Reference Implementation:
I have been maintaining a Google Code repository that contains all of my
changes including tests and documentation [9] as well as blog detailing
the problems I have come across in the development process [10].
I have been working on implementing non-blocking asynchronous I/O in the
subprocess.Popen module as well as a wrapper class for subprocess.Popen
that makes it so that an executed process can take the place of a file by
duplicating all of the methods and attributes that file objects have.
There are two base functions that have been added to the subprocess.Popen
class: Popen.send and Popen._recv, each with two separate implementations,
one for Windows and one for Unix based systems. The Windows
implementation uses ctypes to access the functions needed to control pipes
in the kernel 32 DLL in an asynchronous manner. On Unix based systems,
the Python interface for file control serves the same purpose. The
different implementations of Popen.send and Popen._recv have identical
arguments to make code that uses these functions work across multiple
platforms.
When calling the Popen._recv function, it requires the pipe name be
passed as an argument so there exists the Popen.recv function that passes
selects stdout as the pipe for Popen._recv by default. Popen.recv_err
selects stderr as the pipe by default. "Popen.recv" and "Popen.recv_err"

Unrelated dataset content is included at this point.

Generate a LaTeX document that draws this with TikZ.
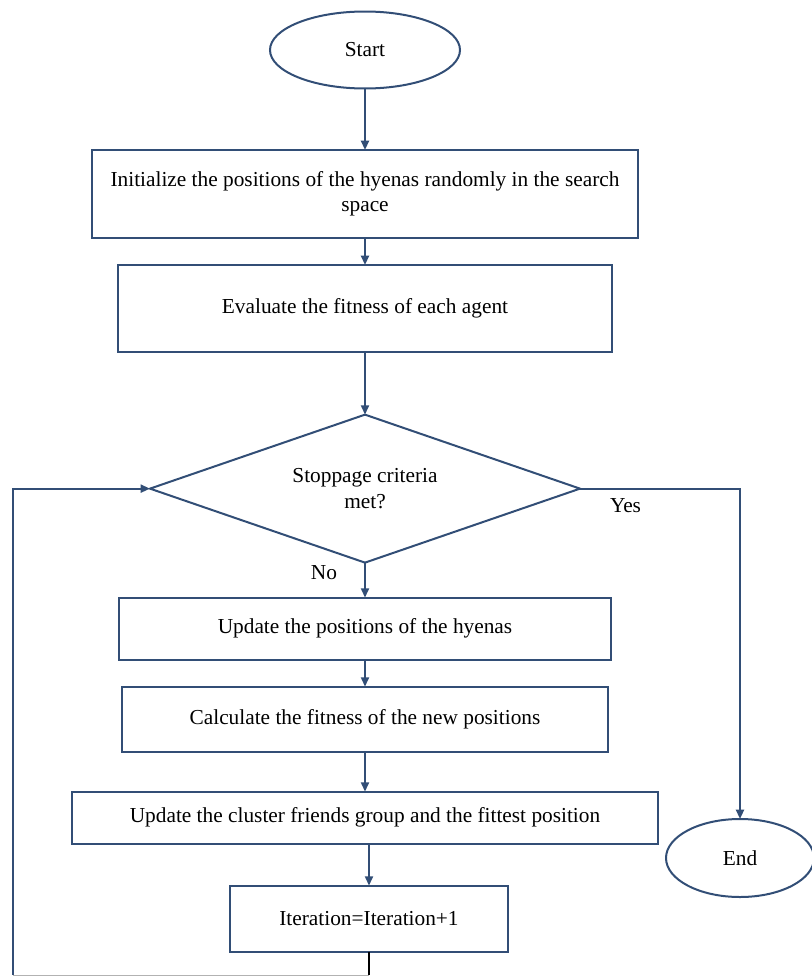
\documentclass[tikz,border=0pt]{standalone}
\usepackage{fontspec}
\setmainfont{Liberation Serif}
\usetikzlibrary{arrows.meta, positioning, shapes.geometric}
\definecolor{flowline}{RGB}{50,78,118}

\begin{document}
\begin{tikzpicture}[
		font=\fontsize{16}{19}\selectfont,
		every node/.style={align=center, inner sep=0pt, outer sep=0pt},
		box/.style={draw=flowline, line width=1.5pt, rectangle},
		term/.style={draw=flowline, line width=1.5pt, ellipse},
		cond/.style={draw=flowline, line width=1.5pt, diamond, shape aspect=2.9},
		lbl/.style={font=\fontsize{16}{19}\selectfont},
		arrow/.style={-{Triangle[length=7pt,width=6pt]}, draw=flowline, line width=1.5pt}
		]
		\useasboundingbox (0,0) rectangle (608.25pt,-733.5pt);
		
		% Start
		\node (start) [term, minimum width=142.5pt, minimum height=57.75pt] at (273.75pt,-37.5pt) {Start};
		
		% Initialisation
		\node (init) [box, below=46.1pt of start, minimum width=410pt, minimum height=66pt] {Initialize the positions of the hyenas randomly in the search\\space};
		\node (eval) [box, below=20.25pt of init, minimum width=370.5pt, minimum height=65pt] {Evaluate the fitness of each agent};
		
		% Stopping test
		\node (stop) [cond, below=47.25pt of eval, minimum width=322.5pt, minimum height=111pt] {Stoppage criteria\\met?};
		
		% Loop body
		\node (upd) [box, below=26.25pt of stop, minimum width=369pt, minimum height=46.5pt] {Update the positions of the hyenas};
		\node (calc) [box, below=20.25pt of upd, minimum width=365pt, minimum height=48.75pt] {Calculate the fitness of the new positions};
		\node (clus) [box, below=30pt of calc, minimum width=439pt, minimum height=39pt] {Update the cluster friends group and the fittest position};
		\node (iter) [box, below=31.5pt of clus, xshift=3pt, minimum width=208.5pt, minimum height=49.5pt] {Iteration=Iteration+1};
		
		% End
		\node (end) [term, minimum width=111pt, minimum height=58.5pt] at (555pt,-643.5pt) {End};
		
		% Branch labels
		\node (yes) [lbl, below right=7.5pt and 22.5pt of stop.east] {Yes};
		\node (no) [lbl, below left=2pt and 21pt of stop.south] {No};
		
		% Loop corners
		\coordinate (loopr) at (iter.south |- 0,-731.25pt);
		\coordinate (loopl) at (9.75pt,-731.25pt);
		
		% Arrows
		\draw[arrow] (start) -- (init);
		\draw[arrow] (init) -- (eval);
		\draw[arrow] (eval) -- (stop);
		\draw[arrow] (stop) -- (upd);
		\draw[arrow] (upd) -- (calc);
		\draw[arrow] (calc) -- (clus);
		\draw[arrow] (clus.south -| iter.north) -- (iter);
		\draw[arrow] (stop.east) -| (end);
		
		\draw[line width=1.5pt] (iter.south) -- (loopr);
		\draw[gray!60, line width=0.6pt] (loopr) -- (loopl);
		\draw[arrow] (loopl) |- (stop.west);
		
	\end{tikzpicture}
\end{document}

are much easier to read and understand than "Popen._recv('stdout' ..." and
"Popen._recv('stderr' ..." respectively.
Since the Popen._recv function does not wait on data to be produced
before returning a value, it may return empty bytes. Popen.asyncread
handles this issue by returning all data read over a given time
interval.
The ProcessIOWrapper class uses the asyncread and asyncwrite functions to
allow a process to act like a file so that there are no blocking issues
that can arise from using the stdout and stdin file objects produced from
a subprocess.Popen call.
References:
[1] [ python-Feature Requests-1191964 ] asynchronous Subprocess
http://mail.python.org/pipermail/python-bugs-list/2006-December/
036524.html
[2] Daily Life in an Ivory Basement : /feb-07/problems-with-subprocess
http://ivory.idyll.org/blog/feb-07/problems-with-subprocess
[3] How can I run an external command asynchronously from Python? - Stack
Overflow
http://stackoverflow.com/questions/636561/how-can-i-run-an-external-
command-asynchronously-from-python
[4] 18.1. subprocess - Subprocess management - Python v2.6.2 documentation
http://docs.python.org/library/subprocess.html#subprocess.Popen.wait
[5] 18.1. subprocess - Subprocess management - Python v2.6.2 documentation
http://docs.python.org/library/subprocess.html#subprocess.Popen.kill
[6] Issue 1191964: asynchronous Subprocess - Python tracker
http://bugs.python.org/issue1191964
[7] Module to allow Asynchronous subprocess use on Windows and Posix
platforms - ActiveState Code
http://code.activestate.com/recipes/440554/
[8] subprocess.rst - subprocdev - Project Hosting on Google Code
http://code.google.com/p/subprocdev/source/browse/doc/subprocess.rst?spec=s…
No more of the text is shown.